Тем временем тот, в чью спину Руди направил оружие, властно произнес:
— Не мешайте! Мне надо закончить операцию…
«Мистика!» — подумал Пикерт, опуская автомат.
Снаружи раздался выстрел. Руди успел машинально отметить: стреляли из пистолета. И в то же мгновение он рухнул под тяжестью двух санитаров в белых халатах, ринувшихся на него с разных сторон.
Пикерта скрутили.
А военврач Еремина, отчитавшая его, невозмутимо, стежок за стежком, зашивала брюшную полость лейтенанту Сорокину.
«Предчувствие смерти на фронте… Откуда оно? Какими неизведанными путями приходит к человеку?» — подумал вдруг Мерецков, закрывая третий том «Войны и мира». И
Толстой рассуждал о причинах возникновения Отечественной войны.

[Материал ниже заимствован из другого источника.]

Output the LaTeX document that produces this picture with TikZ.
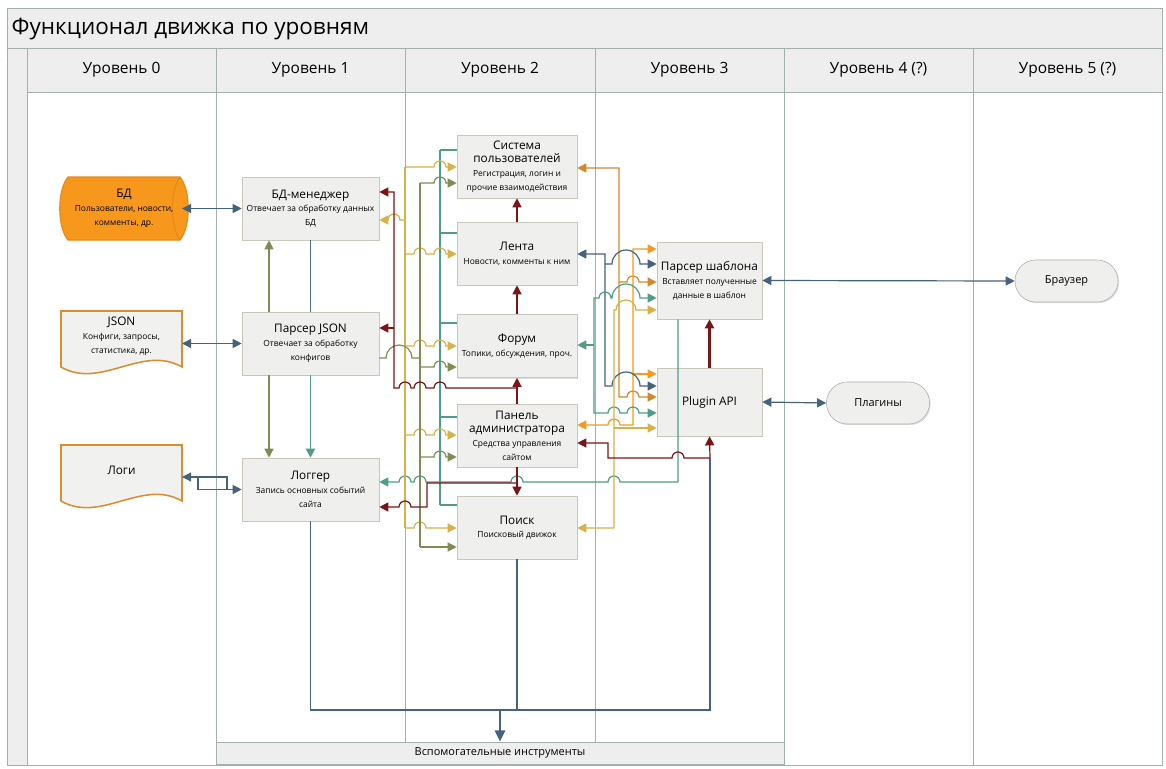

Зло иронизируя над расхожими уверениями записных историков, будто Наполеон 12 июня 1812 года переправился через Неман в связи с обидой, нанесенной герцогу Ольденбургскому, или нарушениями параграфов континентальной системы, Лев Николаевич склонялся к мысли о неотвратимости той войны, утверждал, что фатализм в истории неизбежен для объяснения неразумных явлений.
Мог ли командующий Волховским фронтом вслед за Толстым полагать, будто и роковое воскресенье июня сорок первого года случилось по причинам, не поддающимся человеческому разумению? Ведь миллионы его соотечественников твердо знали: война началась агрессивным нападением гитлеровцев на Советский Союз. Это истина, не требующая никаких доказательств. Но почему фашистская Германия дерзнула пойти на такой апокалиптический шаг? В силу самой природы государственного устройства своего, определенного в первую очередь нацистской идеологией. Вот так все было ясно и понятно. Да задумываться глубоко никому над этим не следовало. К чему размышлять, ежели Отечество в опасности? Драться надо!..
Но Мерецков, бывший начальник Генерального штаба Красной Армии, знал куда больше, чем простые смертные. Человек острого, аналитического ума, Кирилл Афанасьевич непроизвольно предвосхищал военные события. Собственный опыт и обрывочные сведения о высших политических тайнах Мерецков соединял вместе, и, подобно мозаике, возникали перед ним такие картины, в чудовищность которых, как в фантастическое наваждение, не хотелось верить. Да что там не хотелось — страшно было даже обозначать эти догадки в сознании!
Прочитав письмо императора Александра Наполеону — царь написал его на следующий день после вторжения, предлагая корсиканцу образумиться и вывести французские войска из владений России, — Мерецков вспомнил первый день в Москве в начале войны в должности военного советника. Прибыв в столицу, он полагал, что сразу же встретит Сталина, но того не было видно. Спрашивать же у кого бы то ни было, где находится и чем занимается вождь, попросту не принято. Тимошенко, которому Кирилл Афанасьевич доложил о прибытии из Ленинграда, только спросил: «Ну как там?» Узнав, что пока тихо, кивнул и предложил Мерецкову ознакомиться с боевой обстановкой на Западном направлении. Назавтра Мерецков более или менее представлял картину развернувшихся сражений и окончательно понял, что началась масштабная война, и будет она затяжной, кровопролитной.
И в тот день Сталина нигде не было. Его присутствие, даже незримое, ни в чем и никак не проявлялось. Не появился он и на третий день пребывания Мерецкова в странной должности военного советника. Кому и что должен был советовать Кирилл Афанасьевич? Тимошенко? Так тот и сам был военным человеком, и в качестве наркома обороны возглавлял Ставку Главного Командования, подписывал директивы вместе с начальником Генштаба Жуковым. Давать рекомендации последнему? Но Георгий Константинович, который к тому же сменил его, Мерецкова, на посту начальника Генерального штаба, был вовсе не из тех людей, которые прислушиваются к чьим-либо советам.